# INFORMATION SHOWN start

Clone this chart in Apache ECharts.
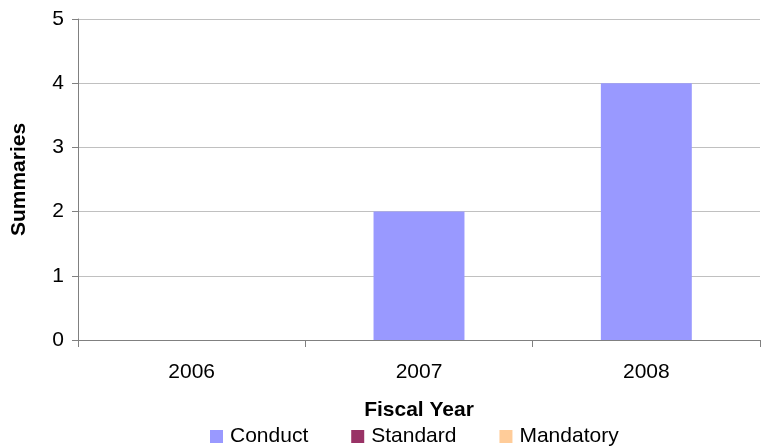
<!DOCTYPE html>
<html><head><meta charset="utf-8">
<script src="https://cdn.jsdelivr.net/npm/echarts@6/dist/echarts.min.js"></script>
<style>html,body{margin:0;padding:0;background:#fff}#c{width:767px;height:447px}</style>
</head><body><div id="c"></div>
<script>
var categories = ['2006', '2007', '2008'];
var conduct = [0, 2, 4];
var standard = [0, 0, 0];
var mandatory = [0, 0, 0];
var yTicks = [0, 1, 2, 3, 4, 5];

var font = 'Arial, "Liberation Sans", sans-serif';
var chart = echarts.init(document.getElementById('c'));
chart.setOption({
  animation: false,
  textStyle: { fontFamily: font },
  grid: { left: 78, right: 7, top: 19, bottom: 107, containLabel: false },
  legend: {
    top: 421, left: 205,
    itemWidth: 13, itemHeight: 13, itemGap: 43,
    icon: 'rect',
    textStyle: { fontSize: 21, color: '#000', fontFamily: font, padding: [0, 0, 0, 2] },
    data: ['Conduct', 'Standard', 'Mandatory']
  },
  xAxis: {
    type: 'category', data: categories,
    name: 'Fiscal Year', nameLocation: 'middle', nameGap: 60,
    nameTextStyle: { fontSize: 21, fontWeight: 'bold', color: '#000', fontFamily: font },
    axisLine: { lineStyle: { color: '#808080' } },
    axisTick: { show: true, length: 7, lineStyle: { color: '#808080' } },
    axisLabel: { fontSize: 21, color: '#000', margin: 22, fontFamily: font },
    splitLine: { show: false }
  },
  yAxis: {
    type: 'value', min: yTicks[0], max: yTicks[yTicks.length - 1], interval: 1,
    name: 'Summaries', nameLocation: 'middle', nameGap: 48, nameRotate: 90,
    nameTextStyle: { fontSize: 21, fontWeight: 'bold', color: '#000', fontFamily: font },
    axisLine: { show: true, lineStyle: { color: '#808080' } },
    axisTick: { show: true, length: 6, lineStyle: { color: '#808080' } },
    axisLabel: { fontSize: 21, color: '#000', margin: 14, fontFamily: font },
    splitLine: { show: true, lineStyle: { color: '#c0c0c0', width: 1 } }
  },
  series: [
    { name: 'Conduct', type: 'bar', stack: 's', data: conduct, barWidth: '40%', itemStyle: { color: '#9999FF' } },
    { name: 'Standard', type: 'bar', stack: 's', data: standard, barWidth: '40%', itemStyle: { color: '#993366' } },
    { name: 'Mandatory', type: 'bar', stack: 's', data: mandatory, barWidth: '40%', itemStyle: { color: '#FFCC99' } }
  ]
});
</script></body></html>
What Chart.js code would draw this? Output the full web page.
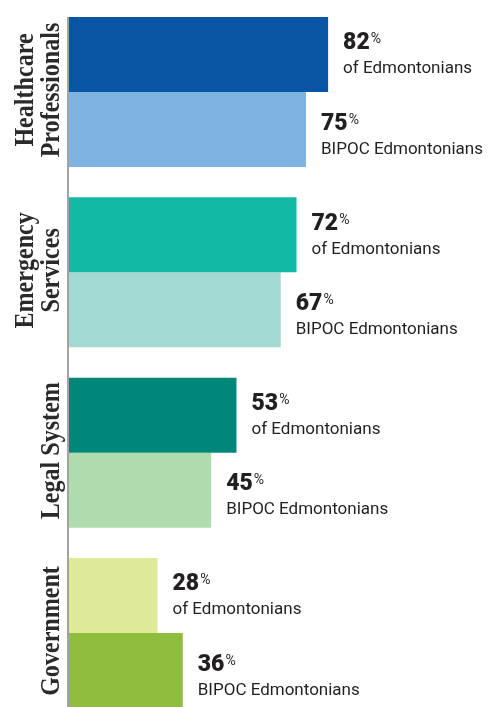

# INFORMATION SHOWN end

Keep only those lines of the records that hold "this", and return them.

Clone this chart in Apache ECharts.
What Chart.js code would draw this? Output the full web page.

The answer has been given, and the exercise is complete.